= PROBLEM =
The listing below begins with the first line you should copy; stop after the line containing "from plotly.subplots import make_subplots", and drop every picture.

= SUPPLIED MATERIAL =
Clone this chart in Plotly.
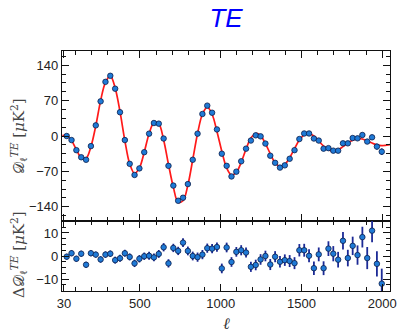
import plotly.graph_objects as go
from plotly.subplots import make_subplots

# ---- data ----
ell = [47, 77, 107, 137, 167, 197, 227, 257, 287, 317, 347, 377, 407, 437, 467,
       497, 527, 557, 587, 617, 647, 677, 707, 737, 767, 797, 827, 857, 887, 917,
       947, 977, 1007, 1037, 1067, 1097, 1127, 1157, 1187, 1217, 1247, 1277, 1307,
       1337, 1367, 1397, 1427, 1457, 1487, 1517, 1547, 1577, 1607, 1637, 1667,
       1697, 1727, 1757, 1787, 1817, 1847, 1877, 1907, 1937, 1967, 1997]

dte = [0, -8, -28, -42, -47, -20, 21, 68.5, 107, 119, 93.5, 47, -8, -55, -77,
       -64, -32, 4.6, 25.7, 24.4, -5, -59, -98, -128, -122, -95, -47, 4.6, 43.5, 60,
       46, 13, -35, -59, -80, -70.5, -50, -25, -9, 1.3, -0.7, -15, -39,
       -53, -62.5, -58, -45, -28, -6, 5, 5, -5, -9, -25, -24,
       -29, -29, -14.5, -14.5, -4, -4.6, 2, -11, -2.6, -21, -31]

resid = [-0.3, 1.2, -1.2, 1.0, -3.8, 1.2, 0.6, -1.5, 0.6, 1.0, -1.8, -1.0, 1.2, -0.4, -3.2,
         -1.2, -0.1, 0.1, -0.6, 0.9, 3.8, -3.2, 3.5, 2.2, 5.8, 2.2, 0.0, -0.5, 0.6, 3.4,
         3.2, 3.9, -5.4, 3.7, -2.6, 1.8, 2.5, 1.5, -4.7, -3.9, -1.5, 0.0, -3.7,
         -0.3, -2.5, -1.8, -2.2, -3.1, 2.5, 2.5, 0.1, -5.3, 0.7, -5.3, 3.2,
         1.0, -1.6, 6.6, -0.9, 4.4, 0.4, 8.2, -0.9, 11.0, -3.4, -12.0]

sigma = [1.3, 1.3, 1.3, 1.3, 1.3, 1.3, 1.3, 1.4, 1.4, 1.4, 1.5, 1.5, 1.5, 1.5, 1.6,
         1.6, 1.6, 1.7, 1.7, 1.7, 1.8, 1.8, 1.8, 1.8, 1.9, 1.9, 1.9, 2.0, 2.0, 2.0,
         2.0, 2.0, 2.1, 2.1, 2.1, 2.1, 2.2, 2.2, 2.2, 2.3, 2.3, 2.3, 2.4,
         2.4, 2.5, 2.5, 2.6, 2.6, 2.7, 2.8, 2.8, 2.9, 3.0, 3.0, 3.2,
         3.3, 3.4, 3.8, 3.6, 4.0, 4.2, 4.5, 4.8, 5.0, 5.5, 6.5]

ell_model = [20, 47, 77, 107, 137, 167, 197, 227, 257, 287, 317, 347, 377, 407, 437, 467,
             497, 527, 557, 587, 617, 647, 677, 707, 737, 767, 797, 827, 857, 887, 917,
             947, 977, 1007, 1037, 1067, 1097, 1127, 1157, 1187, 1217, 1247, 1277, 1307,
             1337, 1367, 1397, 1427, 1457, 1487, 1517, 1547, 1577, 1607, 1637, 1667,
             1697, 1727, 1757, 1787, 1817, 1847, 1877, 1907, 1937, 1967, 1997, 2050]
dte_model = [1, 0.3, -9, -27, -43, -44, -21, 20, 70, 106, 119, 95, 48, -9, -55, -74,
             -63, -32, 4.5, 26, 24, -8, -56, -101, -131, -128, -97, -47, 5, 43, 57,
             43, 9, -30, -63, -77, -72, -52, -26, -4, 5, 1, -15, -35,
             -53, -60, -56, -43, -25, -8, 2.5, 5, 0, -10, -20, -27,
             -30, -27.5, -21, -13.6, -8.4, -5, -6, -10, -14, -17.6, -19, -17]

x_ticks = [30, 500, 1000, 1500, 2000]
x_minor = [100, 200, 300, 400, 600, 700, 800, 900, 1100, 1200, 1300, 1400,
           1600, 1700, 1800, 1900]
y_top_ticks = [-140, -70, 0, 70, 140]
y_bot_ticks = [-10, 0, 10]

# ---- style ----
MARK = '#1f7ad6'
EDGE = '#0b1d4a'
ERR = '#1c2a96'
AXC = '#111111'
TICKF = dict(family='Liberation Sans, Arial, sans-serif', size=13, color='#222222')
LABF = dict(family='DejaVu Serif', size=15, color='#444444')

fig = make_subplots(rows=2, cols=1, shared_xaxes=True, vertical_spacing=0,
                    row_heights=[170, 70])

fig.add_trace(go.Scatter(x=ell_model, y=dte_model, mode='lines',
                         line=dict(color='#ff1a1a', width=1.7, shape='spline'),
                         showlegend=False, hoverinfo='skip'), row=1, col=1)
fig.add_trace(go.Scatter(x=ell, y=dte, mode='markers',
                         marker=dict(size=5.5, color=MARK, line=dict(color=EDGE, width=0.8)),
                         error_y=dict(type='data', array=sigma, color=ERR, thickness=1.8, width=0),
                         showlegend=False), row=1, col=1)

fig.add_hline(y=0, line=dict(color='#ff1a1a', width=1.5), row=2, col=1)
fig.add_trace(go.Scatter(x=ell, y=resid, mode='markers',
                         marker=dict(size=5.5, color=MARK, line=dict(color=EDGE, width=0.8)),
                         error_y=dict(type='data', array=sigma, color=ERR, thickness=1.8, width=0),
                         showlegend=False), row=2, col=1)

common_x = dict(range=[18, 2048], showline=True, linecolor=AXC, linewidth=1.3, mirror='allticks',
                ticks='inside', ticklen=7, tickcolor=AXC, tickwidth=1, showgrid=False, zeroline=False,
                tickmode='array', tickvals=x_ticks, automargin=False,
                minor=dict(tickmode='array', tickvals=x_minor, ticks='inside', ticklen=4, tickcolor=AXC))
fig.update_xaxes(**common_x, showticklabels=False, row=1, col=1)
fig.update_xaxes(**common_x, showticklabels=True, tickfont=TICKF, row=2, col=1)

common_y = dict(showline=True, linecolor=AXC, linewidth=1.3, mirror='allticks',
                ticks='inside', ticklen=7, tickcolor=AXC, showgrid=False, zeroline=False,
                tickmode='array', tickfont=TICKF, automargin=False)
fig.update_yaxes(**common_y, range=[-168, 168], tickvals=y_top_ticks,
                 minor=dict(dtick=17.5, tick0=0, ticks='inside', ticklen=4, tickcolor=AXC),
                 row=1, col=1)
fig.update_yaxes(**common_y, range=[-15.2, 15.2], tickvals=y_bot_ticks,
                 minor=dict(dtick=2.5, tick0=0, ticks='inside', ticklen=4, tickcolor=AXC),
                 row=2, col=1)

fig.add_annotation(text='𝒟<sub>ℓ</sub><sup><i>TE</i></sup> [<i>μ</i>K<sup>2</sup>]',
                   xref='paper', yref='paper', x=-0.134, y=0.645, xanchor='center', yanchor='middle',
                   textangle=-90, showarrow=False, font=LABF)
fig.add_annotation(text='Δ𝒟<sub>ℓ</sub><sup><i>TE</i></sup> [<i>μ</i>K<sup>2</sup>]',
                   xref='paper', yref='paper', x=-0.134, y=0.15, xanchor='center', yanchor='middle',
                   textangle=-90, showarrow=False, font=LABF)
fig.add_annotation(text='<i>ℓ</i>', xref='paper', yref='paper', x=0.5, y=-0.135,
                   xanchor='center', yanchor='middle', showarrow=False,
                   font=dict(family='DejaVu Serif', size=16, color='#333333'))

fig.update_layout(
    width=397, height=332,
    margin=dict(l=62, r=7, t=51, b=41, autoexpand=False),
    paper_bgcolor='white', plot_bgcolor='white',
    title=dict(text='<i>TE</i>', x=0.5, xref='paper', xanchor='center', y=0.945, yanchor='middle',
               font=dict(family='Liberation Sans, Arial, sans-serif', size=26, color='#0000ff')),
    showlegend=False,
)

fig.write_html('out.html', config={'displayModeBar': False},
               post_script="document.body.style.margin='0px';document.body.style.padding='0px';")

= EXERCISE ANSWER =
Clone this chart in Plotly.
import plotly.graph_objects as go
from plotly.subplots import make_subplots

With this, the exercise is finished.